→ Exercise directions: Repeat the material below word for word and leave out all pictures.

------

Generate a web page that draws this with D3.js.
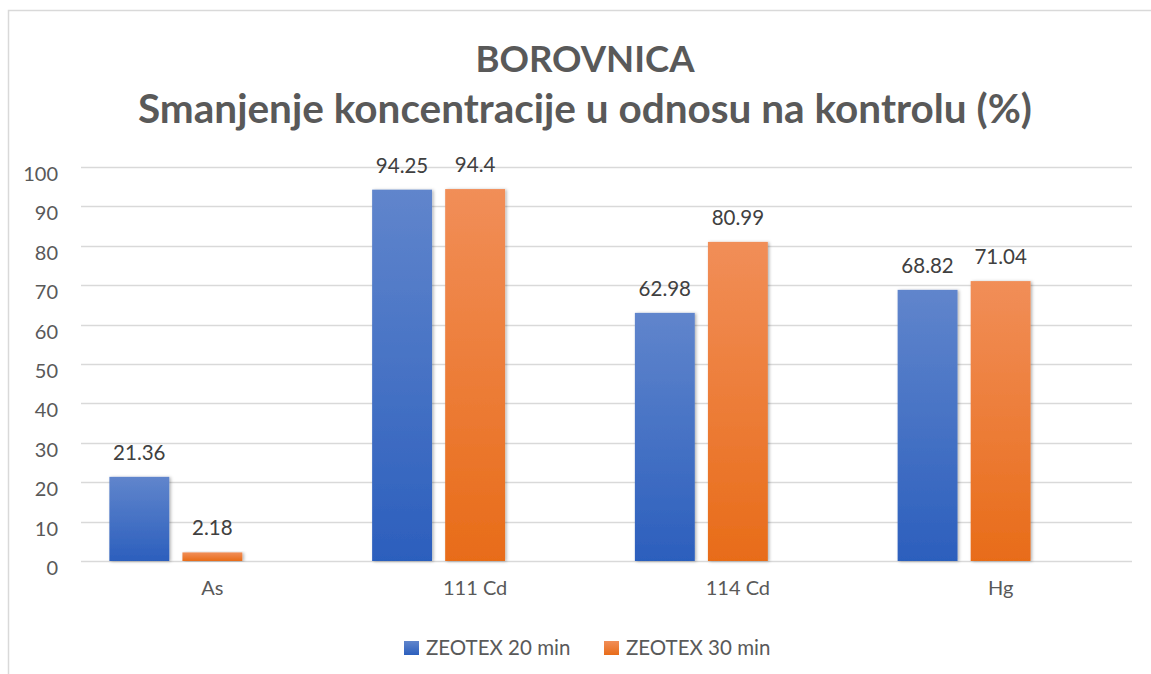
<!DOCTYPE html>
<html>
<head>
<meta charset="utf-8">
<script src="https://cdn.jsdelivr.net/npm/d3@7"></script>
<style>
  body { margin: 0; background: #fff; }
  text { font-family: Lato, "Open Sans", sans-serif; }
</style>
</head>
<body>
<div id="chart"></div>
<script>
// data
const categories = ["As", "111 Cd", "114 Cd", "Hg"];
const seriesNames = ["ZEOTEX 20 min", "ZEOTEX 30 min"];
const zeotex20 = [21.36, 94.25, 62.98, 68.82];
const zeotex30 = [2.18, 94.4, 80.99, 71.04];
const yTicks = [0, 10, 20, 30, 40, 50, 60, 70, 80, 90, 100];
const titleLines = ["BOROVNICA", "Smanjenje koncentracije u odnosu na kontrolu (%)"];

const W = 1151, H = 674;
const margin = {top: 167, right: 19, bottom: 113, left: 81};
const width = W - margin.left - margin.right,
      height = H - margin.top - margin.bottom;

const svg = d3.select("#chart").append("svg")
  .attr("width", W).attr("height", H);

const defs = svg.append("defs");
const grads = [["#6085cc", "#2c5fbd"], ["#f18e58", "#e86c19"]];
grads.forEach(function(c, i) {
  const g = defs.append("linearGradient").attr("id", "grad" + i)
    .attr("x1", 0).attr("y1", 0).attr("x2", 0).attr("y2", 1)
    .attr("gradientUnits", "objectBoundingBox");
  g.append("stop").attr("offset", "0%").attr("stop-color", c[0]);
  g.append("stop").attr("offset", "100%").attr("stop-color", c[1]);
});
const f = defs.append("filter").attr("id", "shadow")
  .attr("x", "-20%").attr("y", "-5%").attr("width", "140%").attr("height", "110%");
f.append("feDropShadow").attr("dx", 1.5).attr("dy", 0.5)
  .attr("stdDeviation", 1.5).attr("flood-color", "#000").attr("flood-opacity", 0.3);

// chart frame
svg.append("rect")
  .attr("x", 8.5).attr("y", 10.5).attr("width", W).attr("height", H)
  .attr("fill", "none").attr("stroke", "#d9d9d9").attr("stroke-width", 1.5);

// title
const titleSizes = [36.5, 40.5];
svg.append("g").selectAll("text")
  .data(titleLines).enter().append("text")
  .attr("x", 585)
  .attr("y", function(d, i) { return 72 + i * 51; })
  .attr("text-anchor", "middle")
  .attr("font-size", function(d, i) { return titleSizes[i]; })
  .attr("font-weight", "bold")
  .attr("fill", "#595959")
  .text(function(d) { return d; });

const g = svg.append("g").attr("transform", `translate(${margin.left},${margin.top})`);

const x0 = d3.scaleBand().domain(categories).range([0, width]).paddingInner(0.216).paddingOuter(0.108);
// Excel keeps room for a third (empty) slot in each group
const x1 = d3.scaleBand().domain(seriesNames.concat([""])).range([0, x0.bandwidth()]).paddingInner(0.18);
const y = d3.scaleLinear().domain([0, 100]).range([height, 0]);

// gridlines
g.append("g").selectAll("line")
  .data(yTicks).enter().append("line")
  .attr("x1", 0).attr("x2", width)
  .attr("y1", function(d) { return Math.round(y(d)) + 0.5; })
  .attr("y2", function(d) { return Math.round(y(d)) + 0.5; })
  .attr("stroke", "#d9d9d9").attr("stroke-width", 1.5);

// y axis labels
const yAxis = g.append("g").call(d3.axisLeft(y).tickValues(yTicks).tickSize(0).tickPadding(23));
yAxis.select(".domain").remove();
yAxis.selectAll("text").attr("font-size", 20).attr("fill", "#595959")
  .attr("font-family", "Lato, sans-serif").attr("dy", "0.67em");

// x axis labels
const xAxis = g.append("g").attr("transform", `translate(0,${height})`)
  .call(d3.axisBottom(d3.scaleBand().domain(categories).range([0, width])).tickSize(0).tickPadding(20));
xAxis.select(".domain").remove();
xAxis.selectAll("text").attr("font-size", 20).attr("fill", "#595959")
  .attr("font-family", "Lato, sans-serif");

const rows = categories.map(function(c, i) {
  return {cat: c, vals: [zeotex20[i], zeotex30[i]]};
});

const groups = g.append("g").selectAll("g")
  .data(rows).enter().append("g")
  .attr("transform", function(d) { return `translate(${x0(d.cat)},0)`; });

groups.selectAll("rect")
  .data(function(d) { return d.vals.map(function(v, i) { return {key: seriesNames[i], v: v, i: i}; }); })
  .enter().append("rect")
  .attr("x", function(d) { return x1(d.key); })
  .attr("y", function(d) { return y(d.v); })
  .attr("width", x1.bandwidth())
  .attr("height", function(d) { return y(0) - y(d.v); })
  .attr("fill", function(d) { return `url(#grad${d.i})`; })
  .attr("filter", "url(#shadow)");

groups.selectAll("text.lbl")
  .data(function(d) { return d.vals.map(function(v, i) { return {key: seriesNames[i], v: v}; }); })
  .enter().append("text").attr("class", "lbl")
  .attr("x", function(d) { return x1(d.key) + x1.bandwidth() / 2; })
  .attr("y", function(d) { return y(d.v) - 17; })
  .attr("text-anchor", "middle")
  .attr("font-size", 20.5).attr("fill", "#404040")
  .text(function(d) { return d.v; });

// legend
const legend = svg.append("g");
const legendX = [404, 604];
seriesNames.forEach(function(name, i) {
  legend.append("rect")
    .attr("x", legendX[i]).attr("y", 641).attr("width", 15).attr("height", 14)
    .attr("fill", `url(#grad${i})`);
  legend.append("text")
    .attr("x", legendX[i] + 22).attr("y", 655)
    .attr("font-size", 20.5).attr("fill", "#595959")
    .text(name);
});
</script>
</body>
</html>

------

→ Output for this task:
Generate a web page that draws this with D3.js.
<!DOCTYPE html>
<html>
<head>
<meta charset="utf-8">
<script src="https://cdn.jsdelivr.net/npm/d3@7"></script>
<style>
  body { margin: 0; background: #fff; }
  text { font-family: Lato, "Open Sans", sans-serif; }
</style>
</head>
<body>
<div id="chart"></div>
<script>
// data
const categories = ["As", "111 Cd", "114 Cd", "Hg"];
const seriesNames = ["ZEOTEX 20 min", "ZEOTEX 30 min"];
const zeotex20 = [21.36, 94.25, 62.98, 68.82];
const zeotex30 = [2.18, 94.4, 80.99, 71.04];
const yTicks = [0, 10, 20, 30, 40, 50, 60, 70, 80, 90, 100];
const titleLines = ["BOROVNICA", "Smanjenje koncentracije u odnosu na kontrolu (%)"];

const W = 1151, H = 674;
const margin = {top: 167, right: 19, bottom: 113, left: 81};
const width = W - margin.left - margin.right,
      height = H - margin.top - margin.bottom;

const svg = d3.select("#chart").append("svg")
  .attr("width", W).attr("height", H);

const defs = svg.append("defs");
const grads = [["#6085cc", "#2c5fbd"], ["#f18e58", "#e86c19"]];
grads.forEach(function(c, i) {
  const g = defs.append("linearGradient").attr("id", "grad" + i)
    .attr("x1", 0).attr("y1", 0).attr("x2", 0).attr("y2", 1)
    .attr("gradientUnits", "objectBoundingBox");
  g.append("stop").attr("offset", "0%").attr("stop-color", c[0]);
  g.append("stop").attr("offset", "100%").attr("stop-color", c[1]);
});
const f = defs.append("filter").attr("id", "shadow")
  .attr("x", "-20%").attr("y", "-5%").attr("width", "140%").attr("height", "110%");
f.append("feDropShadow").attr("dx", 1.5).attr("dy", 0.5)
  .attr("stdDeviation", 1.5).attr("flood-color", "#000").attr("flood-opacity", 0.3);

// chart frame
svg.append("rect")
  .attr("x", 8.5).attr("y", 10.5).attr("width", W).attr("height", H)
  .attr("fill", "none").attr("stroke", "#d9d9d9").attr("stroke-width", 1.5);

// title
const titleSizes = [36.5, 40.5];
svg.append("g").selectAll("text")
  .data(titleLines).enter().append("text")
  .attr("x", 585)
  .attr("y", function(d, i) { return 72 + i * 51; })
  .attr("text-anchor", "middle")
  .attr("font-size", function(d, i) { return titleSizes[i]; })
  .attr("font-weight", "bold")
  .attr("fill", "#595959")
  .text(function(d) { return d; });

const g = svg.append("g").attr("transform", `translate(${margin.left},${margin.top})`);

const x0 = d3.scaleBand().domain(categories).range([0, width]).paddingInner(0.216).paddingOuter(0.108);
// Excel keeps room for a third (empty) slot in each group
const x1 = d3.scaleBand().domain(seriesNames.concat([""])).range([0, x0.bandwidth()]).paddingInner(0.18);
const y = d3.scaleLinear().domain([0, 100]).range([height, 0]);

// gridlines
g.append("g").selectAll("line")
  .data(yTicks).enter().append("line")
  .attr("x1", 0).attr("x2", width)
  .attr("y1", function(d) { return Math.round(y(d)) + 0.5; })
  .attr("y2", function(d) { return Math.round(y(d)) + 0.5; })
  .attr("stroke", "#d9d9d9").attr("stroke-width", 1.5);

// y axis labels
const yAxis = g.append("g").call(d3.axisLeft(y).tickValues(yTicks).tickSize(0).tickPadding(23));
yAxis.select(".domain").remove();
yAxis.selectAll("text").attr("font-size", 20).attr("fill", "#595959")
  .attr("font-family", "Lato, sans-serif").attr("dy", "0.67em");

// x axis labels
const xAxis = g.append("g").attr("transform", `translate(0,${height})`)
  .call(d3.axisBottom(d3.scaleBand().domain(categories).range([0, width])).tickSize(0).tickPadding(20));
xAxis.select(".domain").remove();
xAxis.selectAll("text").attr("font-size", 20).attr("fill", "#595959")
  .attr("font-family", "Lato, sans-serif");

const rows = categories.map(function(c, i) {
  return {cat: c, vals: [zeotex20[i], zeotex30[i]]};
});

const groups = g.append("g").selectAll("g")
  .data(rows).enter().append("g")
  .attr("transform", function(d) { return `translate(${x0(d.cat)},0)`; });

groups.selectAll("rect")
  .data(function(d) { return d.vals.map(function(v, i) { return {key: seriesNames[i], v: v, i: i}; }); })
  .enter().append("rect")
  .attr("x", function(d) { return x1(d.key); })
  .attr("y", function(d) { return y(d.v); })
  .attr("width", x1.bandwidth())
  .attr("height", function(d) { return y(0) - y(d.v); })
  .attr("fill", function(d) { return `url(#grad${d.i})`; })
  .attr("filter", "url(#shadow)");

groups.selectAll("text.lbl")
  .data(function(d) { return d.vals.map(function(v, i) { return {key: seriesNames[i], v: v}; }); })
  .enter().append("text").attr("class", "lbl")
  .attr("x", function(d) { return x1(d.key) + x1.bandwidth() / 2; })
  .attr("y", function(d) { return y(d.v) - 17; })
  .attr("text-anchor", "middle")
  .attr("font-size", 20.5).attr("fill", "#404040")
  .text(function(d) { return d.v; });

// legend
const legend = svg.append("g");
const legendX = [404, 604];
seriesNames.forEach(function(name, i) {
  legend.append("rect")
    .attr("x", legendX[i]).attr("y", 641).attr("width", 15).attr("height", 14)
    .attr("fill", `url(#grad${i})`);
  legend.append("text")
    .attr("x", legendX[i] + 22).attr("y", 655)
    .attr("font-size", 20.5).attr("fill", "#595959")
    .text(name);
});
</script>
</body>
</html>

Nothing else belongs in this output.